On my holy card distributed at that time appeared the following quote from Teilhard de Chardin: "To the full extent of my power, because I am a priest, I wish from now on to be the first to become conscious of all that the world loves, pursues and suffers; I want to be the first to weep, to sympathize and to suffer; the first to unfold and sacrifice myself to become more widely human and more nobly of the earth than any of the world’s servants."

On my First Mass program was printed this quote from Polycarp Sherwood, OSB:
"The specific role of the priest is to make the Paschal Mystery come alive in himself, in the people of God, by the ministry of the Word and of sacrament, and by what subsidiary means his personal capacity may suggest. To this he is commissioned in fellowship with others and only in fellowship with others it is fully operative. In fellowship with others: the bishop, fellow presbyters, and the people of God."
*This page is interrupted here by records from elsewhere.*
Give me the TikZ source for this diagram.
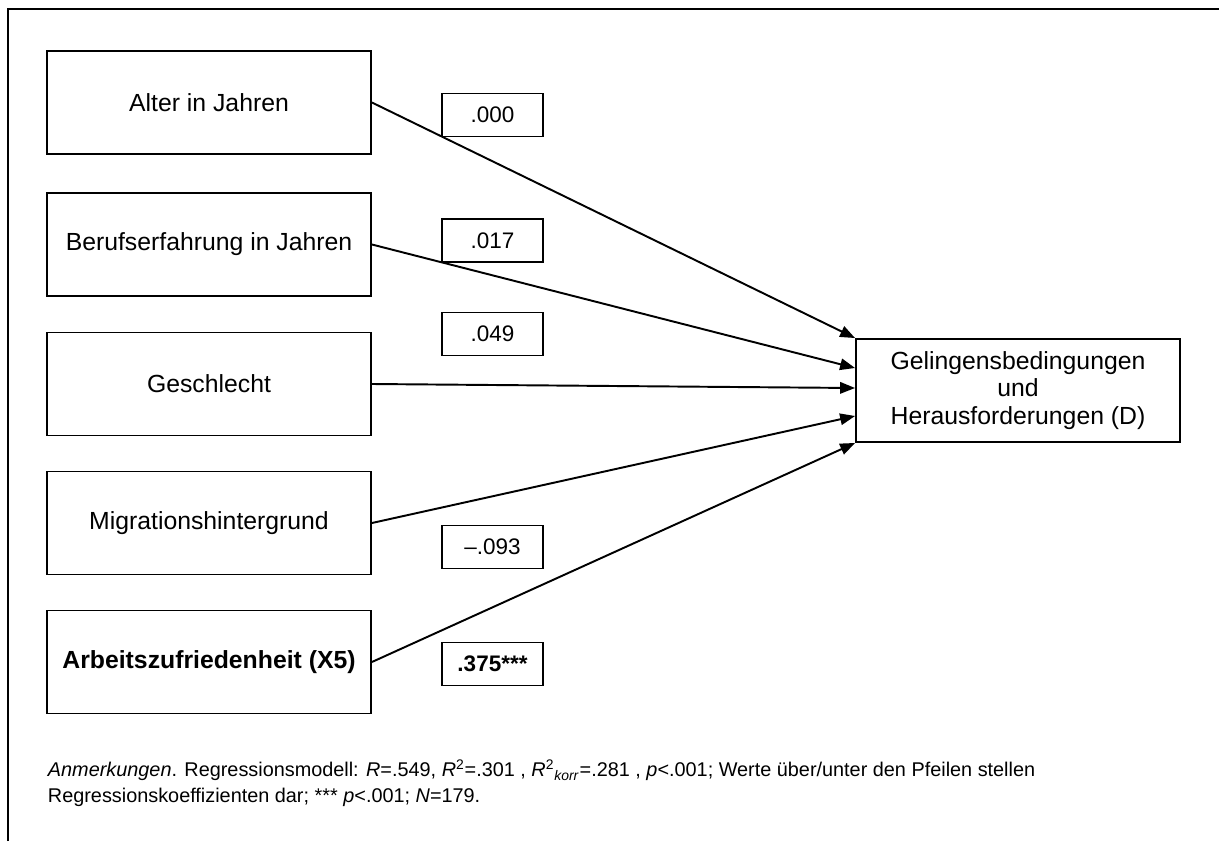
\documentclass[tikz,border=0pt]{standalone}
\usepackage{fontspec}
\setmainfont{Liberation Sans}
\usetikzlibrary{arrows.meta,calc,positioning}

\begin{document}
\begin{tikzpicture}[x=0.02cm, y=-0.02cm, line width=1.1pt,
  box/.style={draw, minimum width=6.48cm, minimum height=2.06cm, inner sep=0pt, align=center, font=\fontsize{14.1}{15.8}\selectfont},
  wert/.style={draw, minimum width=2.02cm, minimum height=0.86cm, inner sep=0pt, font=\fontsize{12.8}{14}\selectfont},
  pfeil/.style={-{Triangle[length=8.5pt,width=6.5pt]}}]

\useasboundingbox (0,0) rectangle (1219,841);

% Rahmen
\draw[line width=1.3pt] (8,841) -- (8,9) -- (1219,9);

\node[box] (alter)  at (209,102.5) {Alter in Jahren};
\node[box] (beruf)  at (209,244.5) {Berufserfahrung in Jahren};
\node[box] (geschl) at (209,384)   {Geschlecht};
\node[box] (migr)   at (209,523)   {Migrationshintergrund};
\node[box] (arbeit) at (209,662)   {\textbf{Arbeitszufriedenheit (X5)}};

\node[box] (ziel) at (1018,390.5) {Gelingensbedingungen\\und\\Herausforderungen (D)};

% Koeffizienten
\node[wert] (w1) at (492.5,115)   {.000};
\node[wert] (w2) at (492.5,240.5) {.017};
\node[wert] (w3) at (492.5,334)   {.049};
\node[wert] (w4) at (492.5,547)   {--.093};
\node[wert] (w5) at (492.5,664)   {\textbf{.375***}};

% Pfeile zur abhaengigen Variable
\draw[pfeil] (alter.east)  -- (ziel.north west);
\draw[pfeil] (beruf.east)  -- ([yshift=0.45cm]ziel.west);
\draw[pfeil] (geschl.east) -- ([yshift=0.05cm]ziel.west);
\draw[pfeil] (migr.east)   -- ([yshift=-0.51cm]ziel.west);
\draw[pfeil] (arbeit.east) -- (ziel.south west);

% Anmerkungen
\node[anchor=north west, align=left, inner sep=0pt, font=\fontsize{11.3}{14.5}\selectfont] (anm) at (47,759)
  {\textit{Anmerkungen}. Regressionsmodell: \textit{R}=.549, \textit{R}\textsuperscript{2}=.301 , \textit{R}\textsuperscript{2}\textsubscript{\textit{korr}}=.281 , \textit{p}<.001; Werte über/unter den Pfeilen stellen\\
   Regressionskoeffizienten dar; *** \textit{p}<.001; \textit{N}=179.};

\end{tikzpicture}
\end{document}
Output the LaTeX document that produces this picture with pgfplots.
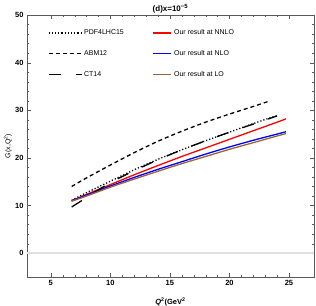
\documentclass[border=0pt]{standalone}
\usepackage{fontspec}
\setmainfont{Liberation Sans}
\usepackage{pgfplots}
\pgfplotsset{compat=1.18}
\definecolor{mbrown}{rgb}{0.6,0.4,0.2}
\pgfplotsset{
  longleg/.style={legend image code/.code={\draw[##1] (0pt,0pt) -- (33pt,0pt);}},
  shortleg/.style={legend image code/.code={\draw[##1] (0pt,0pt) -- (18pt,0pt);}},
}
\begin{document}
\begin{tikzpicture}
\begin{axis}[
  scale only axis, width=287pt, height=262pt,
  xmin=3, xmax=27.1, ymin=-5, ymax=50,
  xtick={5,10,15,20,25}, ytick={0,10,20,30,40,50},
  minor x tick num=4, minor y tick num=4,
  tick align=inside, major tick length=4pt, minor tick length=2pt,
  axis line style={black!65}, tick style={black!65},
  ticklabel style={font=\fontsize{7.5}{9}\selectfont\bfseries},
  /pgf/number format/assume math mode=true,
  title={(d)x=10\textsuperscript{−5}},
  title style={font=\fontsize{8}{10}\selectfont\bfseries, at={(axis description cs:0.5,1)}, anchor=south, yshift=-4.5pt, inner sep=0pt},
  ylabel={G(x,Q\textsuperscript{2})},
  ylabel style={font=\fontsize{7}{9}\selectfont, at={(axis description cs:-0.052,0.5)}, anchor=south, inner sep=0pt},
  xlabel={\textit{Q}\textsuperscript{2}(GeV\textsuperscript{2}},
  xlabel style={font=\fontsize{7.5}{9}\selectfont\bfseries, at={(axis description cs:0.5,-0.08)}, anchor=north, inner sep=0pt},
  legend columns=2,
  legend style={draw=none, fill=none, inner sep=0pt, font=\fontsize{7}{8.5}\selectfont,
    at={(axis description cs:0.072,0.952)}, anchor=north west,
    row sep=10.2pt,
    /tikz/every even column/.append style={column sep=27pt}},
  legend cell align=left,
]
\addplot[black!12, line width=1.5pt, forget plot] coordinates {(3,0) (27.1,0)};

\addplot[black, line width=1.3pt, dash pattern=on 1.2pt off 2pt, smooth, longleg]
  coordinates {(6.75,11.1)(8,12.7)(10,15.1)(12,17.5)(14,19.7)(16,21.7)(18,23.6)(20,25.4)(22,27.2)(24,28.9)};
\addlegendentry{PDF4LHC15}

\addplot[red, line width=1.3pt, smooth, shortleg]
  coordinates {(6.75,11.0)(8,12.35)(10,14.4)(12,16.45)(14,18.4)(16,20.3)(18,22.1)(20,23.9)(22,25.7)(24,27.5)(24.75,28.2)};
\addlegendentry{Our result at NNLO}

\addplot[black, line width=1.3pt, dash pattern=on 4pt off 3pt, smooth, longleg]
  coordinates {(6.75,14.0)(8,15.8)(10,18.5)(12,21.1)(14,23.5)(16,25.6)(18,27.5)(20,29.2)(22,30.8)(23.2,31.8)};
\addlegendentry{ABM12}

\addplot[blue, line width=1.3pt, smooth, shortleg]
  coordinates {(6.75,11.0)(8,12.2)(10,14.1)(12,15.9)(14,17.6)(16,19.2)(18,20.8)(20,22.3)(22,23.7)(24,25.0)(24.75,25.5)};
\addlegendentry{Our result at NLO}

\addplot[black, line width=1.3pt, dash pattern=on 12pt off 15pt, smooth, longleg]
  coordinates {(6.75,9.7)(7.7,11.2)(8.5,12.5)(10,14.8)(12,17.3)(14,19.6)(16,21.7)(18,23.6)(20,25.4)(22,27.1)(24,28.8)};
\addlegendentry{CT14}

\addplot[mbrown, line width=1.3pt, smooth, shortleg]
  coordinates {(6.75,10.9)(8,12.0)(10,13.85)(12,15.55)(14,17.2)(16,18.8)(18,20.3)(20,21.8)(22,23.2)(24,24.6)(24.75,25.1)};
\addlegendentry{Our result at LO}
\end{axis}
\pgfresetboundingbox
\path[use as bounding box] ([xshift=-27pt,yshift=-29pt]current axis.south west) rectangle ([xshift=2pt,yshift=15pt]current axis.north east);
\end{tikzpicture}
\end{document}
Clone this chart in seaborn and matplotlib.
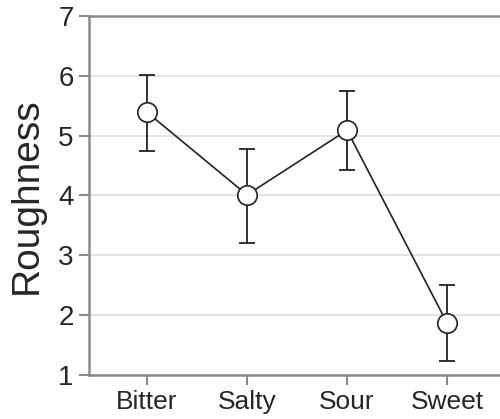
import pandas as pd
import matplotlib.pyplot as plt
import seaborn as sns

sns.set_style("white")
plt.rcParams['font.family'] = ['Liberation Sans', 'DejaVu Sans']

tastes = ['Bitter', 'Salty', 'Sour', 'Sweet']
roughness = [5.39, 4.01, 5.09, 1.87]
err_low = [4.74, 3.20, 4.43, 1.23]
err_high = [6.01, 4.77, 5.75, 2.50]

df = pd.DataFrame({'Taste': tastes, 'Roughness': roughness})

fig = plt.figure(figsize=(5, 4.19), dpi=100)
ax = fig.add_axes([0.178, 0.105, 0.822, 0.857])

# error bars first so the markers sit on top
yerr = [[m - lo for m, lo in zip(roughness, err_low)],
        [hi - m for m, hi in zip(roughness, err_high)]]
ax.errorbar(range(len(tastes)), roughness, yerr=yerr, fmt='none',
            ecolor='#222222', elinewidth=1.3, capsize=6, capthick=1.3, zorder=2)

sns.pointplot(data=df, x='Taste', y='Roughness', order=tastes, errorbar=None,
              color='#222222', linewidth=1.2, markers='o', markersize=14,
              markerfacecolor='white', markeredgecolor='#222222',
              markeredgewidth=1.2, ax=ax, zorder=3)
for coll in ax.lines:
    coll.set_zorder(3)

ax.set_ylim(1, 7)
ax.set_xlim(-0.58, 3.53)
ax.set_yticks(range(1, 8))
ax.yaxis.grid(True, color='#e3e3e3', linewidth=1.4)
ax.set_axisbelow(True)

for side in ['left', 'bottom', 'top']:
    ax.spines[side].set_visible(True)
    ax.spines[side].set_color('#8a8a8a')
    ax.spines[side].set_linewidth(1.8)
ax.spines['right'].set_visible(False)

ax.tick_params(axis='both', which='both', direction='out', length=7,
               width=1.5, color='#8a8a8a', labelsize=19, pad=4,
               left=True, bottom=True)
ax.tick_params(axis='y', labelsize=20)
ax.set_xlabel('')
ax.set_ylabel('Roughness', fontsize=28, labelpad=10)

fig.savefig('out.png', dpi=100)
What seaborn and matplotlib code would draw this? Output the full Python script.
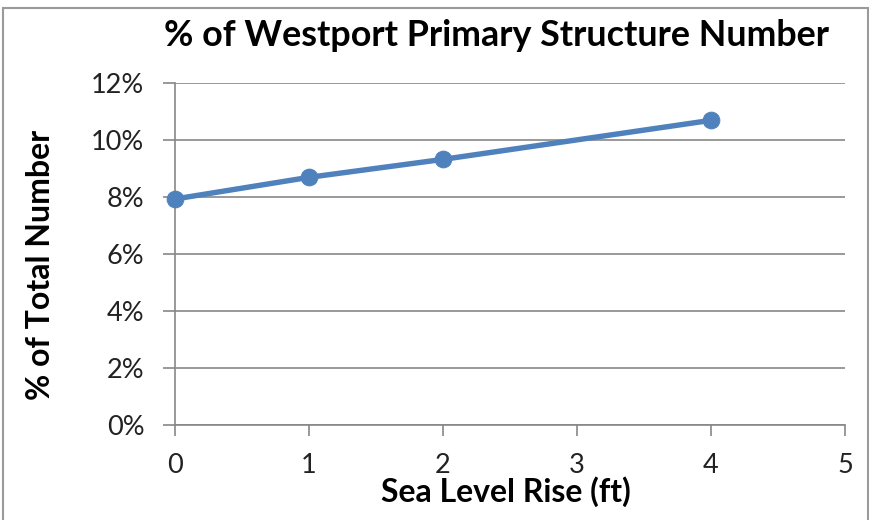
import matplotlib
matplotlib.use("Agg")
import matplotlib.pyplot as plt
from matplotlib.patches import Rectangle
from matplotlib.ticker import PercentFormatter, MultipleLocator
import seaborn as sns
import pandas as pd

sea_level_rise_ft = [0, 1, 2, 4]
pct_total_number = [0.0793, 0.0869, 0.0932, 0.1069]

title = "% of Westport Primary Structure Number"
x_label = "Sea Level Rise (ft)"
y_label = "% of Total Number"

sns.set_theme(style="white")
plt.rcParams["font.family"] = ["Lato", "DejaVu Sans"]

df = pd.DataFrame({"rise": sea_level_rise_ft, "pct": pct_total_number})

W, H = 870, 520
fig = plt.figure(figsize=(W / 100, H / 100), dpi=100)
ax = fig.add_axes([175 / W, 95 / H, 670 / W, 342 / H])

grid_c = "#878787"
sns.lineplot(data=df, x="rise", y="pct", ax=ax, color="#4F81BD",
             linewidth=3.9, marker="o", markersize=12,
             markeredgecolor="#4F81BD", zorder=5, clip_on=False)

ax.set_xlim(0, 5)
ax.set_ylim(0, 0.12)
ax.xaxis.set_major_locator(MultipleLocator(1))
ax.yaxis.set_major_locator(MultipleLocator(0.02))
ax.yaxis.set_major_formatter(PercentFormatter(1.0, decimals=0))

ax.grid(axis="y", color=grid_c, linewidth=1.2)
ax.grid(axis="x", visible=False)
for side in ("top", "right"):
    ax.spines[side].set_visible(False)
for side in ("left", "bottom"):
    ax.spines[side].set_color(grid_c)
    ax.spines[side].set_linewidth(1.2)

ax.tick_params(axis="y", which="major", left=True, direction="out",
               length=9, width=1.2, color=grid_c, labelsize=19.5,
               labelcolor="#222222", pad=13)
ax.tick_params(axis="x", which="major", bottom=True, direction="out",
               length=8, width=1.2, color=grid_c, labelsize=19.5,
               labelcolor="#222222", pad=12)

fig.text(497 / W, 1 - 36 / H, title, fontsize=25.8, fontweight="bold",
         color="black", ha="center", va="center")
ax.set_xlabel(x_label, fontsize=23, fontweight="bold", color="black")
ax.set_ylabel(y_label, fontsize=23, fontweight="bold", color="black")
ax.xaxis.set_label_coords((506 - 175) / 670, (425 - 476) / 342)
ax.yaxis.set_label_coords((55 - 175) / 670, (425 - 265) / 342)

fig.patches.append(Rectangle((3 / W, -0.01), 865 / W, (512 / H) + 0.01,
                             transform=fig.transFigure, fill=False,
                             edgecolor="#9a9a9a", linewidth=1.5))

fig.savefig("out.png", dpi=100)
In my remarks at my First Mass, I quoted the following definition by Sydney Harris:
"An idealist believes that the short run doesn’t count; a cynic believes the long run doesn’t matter; a realist believes that what is done or left undone in the short run determines the long run. (Historically speaking, Jesus was the supreme realist.)"

In my wallet at the ordination ceremony were these words of Dag Hammarskjold:
"Your position never gives you the right to command. It only imposes on you the duty of so living your life that others can receive your orders without being humiliated."

These were the landmarks I set my sights on when my priesthood began. I just pray that I am closer to them now than I was then, and will be even closer as the years go on than I am now.

Pray for me. And for my classmates. We will be celebrating Mass Wednesday in the Strip District, then having dinner at a restaurant there , and finish up by gathering in the St. Stanislaus rectory’s upper room to pray over the city (and maybe have an after dinner libation.) Ad multos annos!